Dicen que el primer macareno fue el Cristo de la Sentencia y el último, cualquier recién nacido al que su padre o su abuela le han colgado en la cuna la medalla de la Virgen. Porque la respiración de la Macarena, la que hace temblar las mariquillas, se siente desde el primer instante, ser macareno se lleva en el ADN o en la sangre de color verde.
Desde aquellos primeros hortelanos hasta hoy, miles y miles de personas sintieron la llamada de esa mirada en la que están quienes le han dedicado la vida entera. Son muchos. No cabrían ni en una enciclopedia. A algunos les conocemos. Ahí está Juan Manuel, enamorado, y Joselito, que le regaló las esmeraldas donde late su corazón. Está Victoria que la metió en su cama para protegerla. Ahí está Manuel Gamero que la arregló como nadie, o Pérez Calvo que le hizo el pellizco de la frente, o Antonio o Pepe Garduño que la hermosearon tanto como para que dos artistas internacionales, José Luis Medina y José Víctor Rodríguez Caro, al ser preguntados por quién era la mujer más elegante del mundo no dudaron en decir: La Macarena.
De Ella fueron Reyes e Infantas y Doña María que iba a verla cuando llegaba a su tierra amada. Hasta un rey de Jordania, Hussein, entró en su camarín. El Papa vive en Roma pero a Ella la escolta Roma, el Melli, el Pelao, el Mono, Pepe García, Fernando Vaz, Ignacio Guillermo: la centuria invencible.
Ramito le puso las flores, Fernando Marmolejo que le hizo su habitación y su manto, Esperanza Elena le bordó, Gómez Millán le dibujó, Cayetano González le repujó y Arquillo la sanó.
Para la Macarena nacieron poetas como Villalón, Rodríguez Buzón, Caro, o los Quintero. Muñoz y Pabón le regaló una pluma para escribirle «te quiero» en la saya. José Hernández Díaz hizo de la Virgen teología del arte. Con la Macarena quiso encontrarse García Lorca aquella Semana Santa que estuvo en Sevilla, y Antonio Gala que cuando se asoma al balcón de la calle Feria para verla venir, le percibe el cansancio de las ojeras. Alberti encontró versos en su mirada porque de la Esperanza han sido todos.

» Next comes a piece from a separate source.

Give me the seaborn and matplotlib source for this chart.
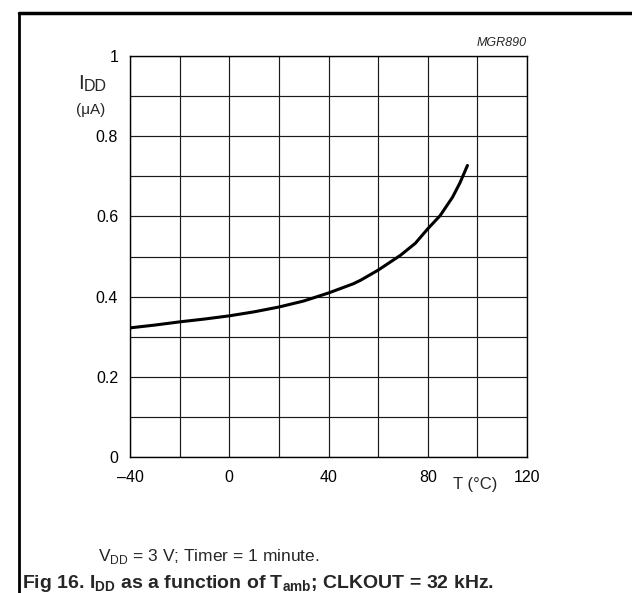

Incluso Queipo.
Es la Virgen de los placeros, de Manolo García, la de los humildes y los poderosos, la de de la mujer de los callejones que iba a echar medios días de lavado a casa de Antonio Burgos y la de Eva Perón que lloró cuando la tuvo enfrente, la de la Banús que le daba cuanto tenía. Era la Esperanza de Marín Vizcaíno: la de la Esmeralda que le cuenta sus amores secretos, la de las vecinas que le traen las sortijas de la madre recién muerta, la de las casas de los Alba, Osuna y Medinaceli que la enjoyaban con los mejores brillos de sus cofres.
Es la Virgen del General Bohórquez, de Zubiría, de Miura, de González Reina, de Távora, de Muruve, de Pablo Romero, de Sainz de la Maza, de Orellana, de Cabrero, de Santiago Álvarez, y de Juan Ruiz. Con la que sueñan sus priostes, Mena, González de la Bandera, Borjabad, Pedro García, Fernandito, el niño de Marmolejo, Jerónimo.
La asalariada de Juanita Reina, la que escuchaba saetas de Marta en la calle Parras y de Caracol en el balcón de los Candiles cuando se asomaba con Lola Flores. La Virgen de María Isabel, su camarera eterna, la Virgen que pone firme a Luis León, la de Antonio Santiago, la de los Loreto a la que le redobla en sueños Pepe Hidalgo. La que emociona a Eduardo Saborido, a la que le reza Javier Arenas, la que va a buscar Pepe Caballos, la de sus pintores, la de sus donantes, la de su juventud, la de sus nazarenos, de sus veteranos, la de sus costaleros, la de su coral, la de su asistencia social, la de Abelardo, la del gorrilla que la ve cada mañana...
Dios mío, cuántos y cuántos nombres se quedan en el tintero. Todos componen el verde oculto de sus pupilas, porque los hijos de la Esperanza tienen sangre verde, corazones verdes y hasta corona de espinas verde. Como la que rodea la frente su hijo, el Gran Poder, que también es macareno.